Opinión. Miercoles, 17 de Diciembre, 2025
En un país donde la palabra “salud” debería estar blindada por pudor moral, el caso SeNaSa ha caído como una piedra en el estanque, tanto por los montos que se mencionan como por el mensaje que deja. Si las acusaciones del Ministerio Público se sostienen en tribunal, no estaríamos frente a “faltas administrativas subsanables” ni a un “desorden heredado”, sino frente a la puesta en escena de una arquitectura delincuencial para drenar recursos públicos justamente en contra de los más vulnerable.
Lo que ha salido hasta ahora, en términos periodísticos es una mezcla explosiva de silencios y explicaciones, ambición desmedida, falta de auditorías, fallas de control, un pleito por el relato, y finalmente, judicialización. El Ministerio Público formalizó el caso con diez imputados y solicitud de 18 meses de prisión preventiva y declaratoria de complejidad. En paralelo, la Cámara de Cuentas ha dicho que tiene tres auditorías relacionadas a SeNaSa, incluyendo una forense, y que el proceso ha enfrentado obstáculos para obtener documentación.
El caso de SeNaSa habla de la debilidad institucional, porque se han citado hallazgos de la SISALRIL sobre procesos “fragmentados y manuales”, fallas de controles automáticos y deficiencias de trazabilidad (incluidas autorizaciones duplicadas).
Por igual, hay que destacar los mecanismos específicos bajo sospecha, como los pagos por contratos y adendas asociados a un proveedor, describiendo aumentos de capitación y pagos por servicios sin evidencias objetivas suficientes, según lo que se atribuye a la solicitud de medida de coerción y a auditorías referidas por SISALRIL.
El punto político y ético no es solo quién cae, sino qué sistema permitimos que exista. SeNaSa no es una oficina cualquiera, es una columna de la seguridad social. Cuando una institución así entra en sospecha, el daño es económico y psicológico. Se erosiona la confianza del afiliado que se pregunta si su autorización fue negada por falta de cobertura o porque el dinero se fue por la tubería equivocada.
Por eso la pregunta incómoda no es solo “¿quién se robó qué?”, sino ¿cómo se diseñó (o toleró) un modelo donde el control llega tarde?
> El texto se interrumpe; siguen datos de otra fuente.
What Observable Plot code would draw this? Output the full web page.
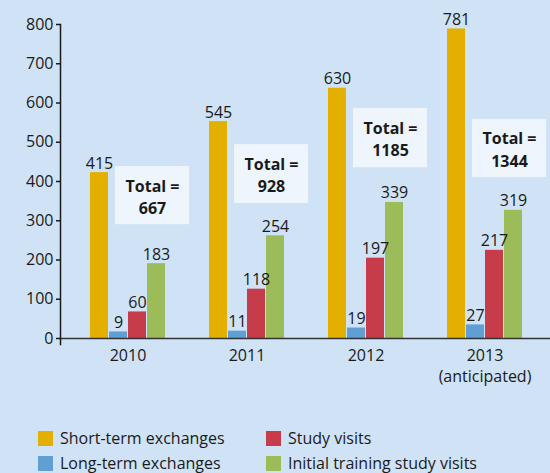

Si la trazabilidad depende de papeles, si la compra de servicios se vuelve un laberinto de adendas, si la supervisión se activa cuando el escándalo estalla, entonces el Estado está administrando miles de millones con mentalidad de monos.
El caso SeNaSa debería dejar, como mínimo, cinco reformas que ya no admiten excusas: la primera es la trazabilidad digital obligatoria, en tiempo real, de autorizaciones, reclamaciones y pagos; lo manual debe ser excepción auditada, no norma; lo segundo debe ser la auditoría continua (no episódica), con muestreos mensuales de alto costo; en tercer lugar, la transparencia activa de contrataciones y adendas, con criterios públicos de precio, población beneficiaria, estándares de calidad y evidencia de prestación efectiva del servicio; en cuarto lugar, la protección real a los afiliados, muchos de los cuales fueron denunciantes y; finalmente, la rendición de cuentas real y que sirva para combatir la impunidad.
SeNaSa puede y debe sobrevivir a este golpe, pero no con maquillaje comunicacional, sino con una cirugía institucional, implementando controles modernos, auditorías independientes, datos abiertos y justicia sin selectividad. Porque si algo nos enseña esta historia es que cuando el sistema de salud se convierte en “un botín”, el ciudadano común termina pagando dos veces, con sus impuestos y con la vida.